Mas a grande lição que o Chico me deixou, é que de tempos a tempos fugia da gaiola. Quando os jardineiros estavam desesperados, o Chico, com o desplante que é habitual nestas criaturas, voltava á gaiola como se nunca tivesse de lá saído. Há, portanto, que saber sair das gaiolas em que nascemos, mesmo que muita gente acabe sempre por voltar, não por aceitarem a clausura, mas antes como um gesto de plena liberdade.

Atenção ao que nos rodeia, absorver o que nos parece útil e saber integrar em nós o que há à nossa volta, é um primeiro princípio a manter por qualquer sexagenário inteligente.

Saber interagir com os outros, seja num esfreganço típico de bactérias, seja a catar-nos em pequenos e grandes convívios, reequilibrando as nossas emoções e enriquecendo as nossas vivências, será um outro grande princípio.

Mas é o avião que nos pode levar até uma das mais profundas descobertas.

Para muitos, o avião representa o eterno sonho de voar.
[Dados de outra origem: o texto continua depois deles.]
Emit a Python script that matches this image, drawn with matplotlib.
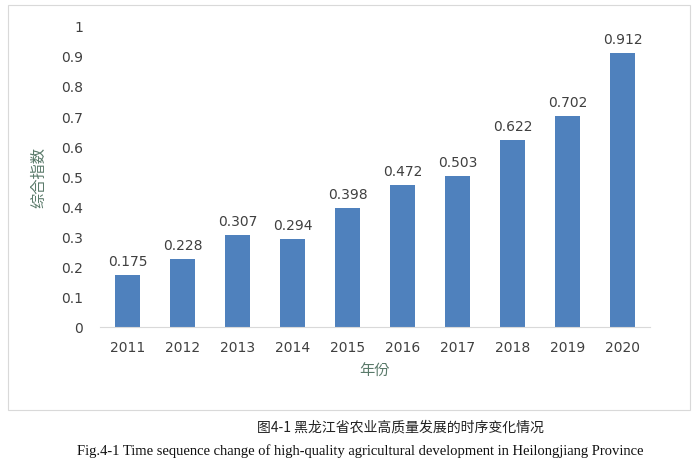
import matplotlib
matplotlib.use("Agg")
import matplotlib.pyplot as plt
from matplotlib.patches import Rectangle
from matplotlib import font_manager as fm

years = ["2011","2012","2013","2014","2015","2016","2017","2018","2019","2020"]
values = [0.175,0.228,0.307,0.294,0.398,0.472,0.503,0.622,0.702,0.912]
yticks = [0,0.1,0.2,0.3,0.4,0.5,0.6,0.7,0.8,0.9,1]

cjk = None
for f in fm.fontManager.ttflist:
    if "CJK" in f.name and ("SC" in f.name or cjk is None):
        cjk = f.name
cjkfp = fm.FontProperties(family=cjk or "Noto Sans CJK SC")

W,H = 700,465
fig = plt.figure(figsize=(W/100,H/100), dpi=100)
fig.patches.append(Rectangle((8/W,1-410/H),(690-8)/W,(410-5)/H,transform=fig.transFigure,
                             fill=False,edgecolor="#d9d9d9",lw=0.8))
ax = fig.add_axes([100/W, 1-327/H, (650-100)/W, 300/H])
ax.bar(range(len(years)), values, width=0.45, color="#4f81bd")
for i,v in enumerate(values):
    ax.text(i, v+0.02, f"{v:g}", ha="center", va="bottom", fontsize=10, color="#404040")
ax.set_ylim(0,1)
ax.set_xlim(-0.5,len(years)-0.5)
ax.set_yticks(yticks)
ax.set_yticklabels([f"{t:g}" for t in yticks])
ax.set_xticks(range(len(years)))
ax.set_xticklabels(years)
ax.tick_params(length=0, labelsize=10, labelcolor="#404040")
ax.tick_params(axis="x", pad=10)
ax.tick_params(axis="y", pad=12)
for s in ["top","right","left"]:
    ax.spines[s].set_visible(False)
ax.spines["bottom"].set_color("#d9d9d9")
ax.set_ylabel("综合指数", fontproperties=cjkfp, fontsize=11, color="#5a7a6a", labelpad=10)
ax.set_xlabel("年份", fontproperties=cjkfp, fontsize=11, color="#5a7a6a", labelpad=6)
fig.text(400/W, 1-428/H, "图4-1 黑龙江省农业高质量发展的时序变化情况", fontproperties=cjkfp,
         fontsize=10, ha="center", va="center", color="#222222")
fig.text(360/W, 1-451/H, "Fig.4-1 Time sequence change of high-quality agricultural development in Heilongjiang Province",
         fontfamily="Liberation Serif", fontsize=10.5, ha="center", va="center", color="#111111")
fig.savefig("out.png", dpi=100)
Nada mais enganador.

Tudo terá começado com um grego chamado Ícaro, que, quando ninguém sabia o que era o alumínio, decidiu construir um par de asas em cera e com muitas penas. Como era ambicioso, quis subir cada vez mais alto, aproximando-se excessivamente do Sol. Resultado: as asas derreteram-se e Ícaro estatelou-se no chão, tornando-se na primeira vítima de um acidente da aviação civil. Veio a seguir a barcarola de Bartolomeu de Gusmão, o balão que tanto inspirou Júlio Verne, o dirigível que se incendiou em Paris e por fim os aviões de pano e madeira que gradualmente foram sendo construídos em alumínio, titânio e fibra de carbono.
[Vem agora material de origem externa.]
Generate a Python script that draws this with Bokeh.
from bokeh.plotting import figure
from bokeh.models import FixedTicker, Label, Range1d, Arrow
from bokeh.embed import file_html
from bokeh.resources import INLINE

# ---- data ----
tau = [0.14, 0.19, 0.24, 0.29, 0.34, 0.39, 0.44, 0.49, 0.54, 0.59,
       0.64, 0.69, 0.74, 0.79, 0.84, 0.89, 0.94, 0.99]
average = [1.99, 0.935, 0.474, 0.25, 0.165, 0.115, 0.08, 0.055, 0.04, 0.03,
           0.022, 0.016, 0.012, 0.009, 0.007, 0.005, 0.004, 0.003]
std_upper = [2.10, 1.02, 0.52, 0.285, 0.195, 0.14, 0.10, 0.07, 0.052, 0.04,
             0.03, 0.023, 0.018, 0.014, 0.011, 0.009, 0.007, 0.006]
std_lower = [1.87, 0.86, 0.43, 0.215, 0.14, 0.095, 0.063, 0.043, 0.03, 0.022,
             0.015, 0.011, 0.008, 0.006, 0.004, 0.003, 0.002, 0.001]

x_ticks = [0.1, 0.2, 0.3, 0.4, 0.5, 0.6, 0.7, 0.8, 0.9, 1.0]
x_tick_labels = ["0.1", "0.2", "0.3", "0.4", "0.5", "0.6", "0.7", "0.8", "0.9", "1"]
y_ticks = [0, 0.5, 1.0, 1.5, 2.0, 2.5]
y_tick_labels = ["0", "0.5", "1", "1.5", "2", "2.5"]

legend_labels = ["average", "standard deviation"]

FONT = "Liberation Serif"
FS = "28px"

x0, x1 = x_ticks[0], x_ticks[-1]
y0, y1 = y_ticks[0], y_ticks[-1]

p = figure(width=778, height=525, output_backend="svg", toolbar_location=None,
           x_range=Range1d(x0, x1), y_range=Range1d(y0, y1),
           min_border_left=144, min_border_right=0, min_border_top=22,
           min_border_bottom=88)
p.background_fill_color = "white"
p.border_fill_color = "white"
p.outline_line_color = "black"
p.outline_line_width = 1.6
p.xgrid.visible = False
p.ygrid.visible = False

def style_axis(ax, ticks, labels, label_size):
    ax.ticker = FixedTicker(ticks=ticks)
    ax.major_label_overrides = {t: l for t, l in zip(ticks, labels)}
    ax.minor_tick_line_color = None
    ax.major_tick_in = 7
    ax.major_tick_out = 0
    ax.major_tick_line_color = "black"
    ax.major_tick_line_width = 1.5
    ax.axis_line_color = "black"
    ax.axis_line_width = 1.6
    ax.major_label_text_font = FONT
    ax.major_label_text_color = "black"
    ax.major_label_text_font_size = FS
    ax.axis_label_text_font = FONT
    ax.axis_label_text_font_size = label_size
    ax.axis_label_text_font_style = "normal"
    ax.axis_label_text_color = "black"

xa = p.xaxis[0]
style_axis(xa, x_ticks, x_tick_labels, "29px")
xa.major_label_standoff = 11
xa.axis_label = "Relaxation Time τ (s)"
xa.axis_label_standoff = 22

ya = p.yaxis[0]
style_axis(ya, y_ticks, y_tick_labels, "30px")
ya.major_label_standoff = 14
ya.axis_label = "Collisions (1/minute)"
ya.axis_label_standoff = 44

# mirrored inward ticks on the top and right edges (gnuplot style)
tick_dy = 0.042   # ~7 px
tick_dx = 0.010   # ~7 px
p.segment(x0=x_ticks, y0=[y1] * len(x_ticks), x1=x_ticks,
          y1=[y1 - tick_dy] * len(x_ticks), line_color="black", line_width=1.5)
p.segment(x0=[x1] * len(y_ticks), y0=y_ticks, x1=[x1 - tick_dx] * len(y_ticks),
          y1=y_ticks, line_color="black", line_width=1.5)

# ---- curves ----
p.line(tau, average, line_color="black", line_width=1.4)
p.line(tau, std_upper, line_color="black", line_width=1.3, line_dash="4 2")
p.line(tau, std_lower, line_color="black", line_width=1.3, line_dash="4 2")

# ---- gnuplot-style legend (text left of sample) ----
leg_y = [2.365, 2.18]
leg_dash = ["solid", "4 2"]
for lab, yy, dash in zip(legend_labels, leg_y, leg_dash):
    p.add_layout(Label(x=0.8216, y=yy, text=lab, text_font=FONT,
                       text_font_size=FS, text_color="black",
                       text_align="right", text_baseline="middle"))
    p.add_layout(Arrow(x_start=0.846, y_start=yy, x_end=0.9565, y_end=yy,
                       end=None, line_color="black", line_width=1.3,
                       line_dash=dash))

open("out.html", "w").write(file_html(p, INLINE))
O avião é um exemplo típico do desejo constante de modernidade e de inovação, num caminho exponencial para o voar cada vez mais alto, a maior velocidade, com cada vez mais passageiros. Com o Concorde atingimos a velocidade de 2000 km/hora, quase o dobro da velocidade do som. É caso para dizer que quando ouvimos o Concorde ele na verdade já está longe.

Tratava-se de um avião que voava mais alto, 18.000 metros, mais depressa, mas gastava muito mais combustível e cada viagem era das mais caras. E isso interessa verdadeiramente?

Com o acidente em 25 de julho de 2000, começou-se a pensar se esta engenhoca era realmente segura.

Afinal voar de forma tão moderna e tecnologicamente tão avançada, para quê?

Com a consciência do aquecimento global perguntamos se faz sentido que uma máquina, como o Boing 787, gaste 4 toneladas de combustível por hora. Se é para atravessar o Atlântico, que remédio. Mas se é para ir de Paris a Berlim fará mais sentido ir de comboio.

Olhando para os sites que seguem os milhares de voos que acontecem no planeta a cada hora, percebemos que toda aquela gente não está dentro dos aviões para voar, mas antes para “ir de um lado ao outro”. Ou seja, a essência do passaroco mecânico não é dar asas para voar, mas permitir deslocarmo-nos, seja para fugir da gaiola, seja no exercício da nossa profissão ou para melhor observar o mundo que nos rodeia.

A pergunta que o sexagenário inteligente faz é “qual a essência da vida”. Ser jovem e belo para sempre? Comer e beber até cair? Sexo à fartazana?

A molha que apanhei serve de ponto de partida: o que é essencial no bicho-homem e a razão pela qual o Homo sapiens conseguiu safar-se em qualquer parte do planeta é a particularidade de, olhando à volta como o Chico, absorvendo tudo como uma bactéria, conseguir rapidamente antecipar o que lhe pode cair em cima. Portanto, pela manhã, há que correr as cortinas, levantar os estores, abrir as janelas e olhar o céu. Se a soneira pela manhã não der para grandes reflexões, ao menos veja-se se vai chover e vista-se uma roupinha adequada para enfrentar o dia e a vida.

Antecipar e adaptar-se são bons princípios a seguir por qualquer sexagenário inteligente.

E sempre que possível fugir da gaiola de preferência em boa companhia.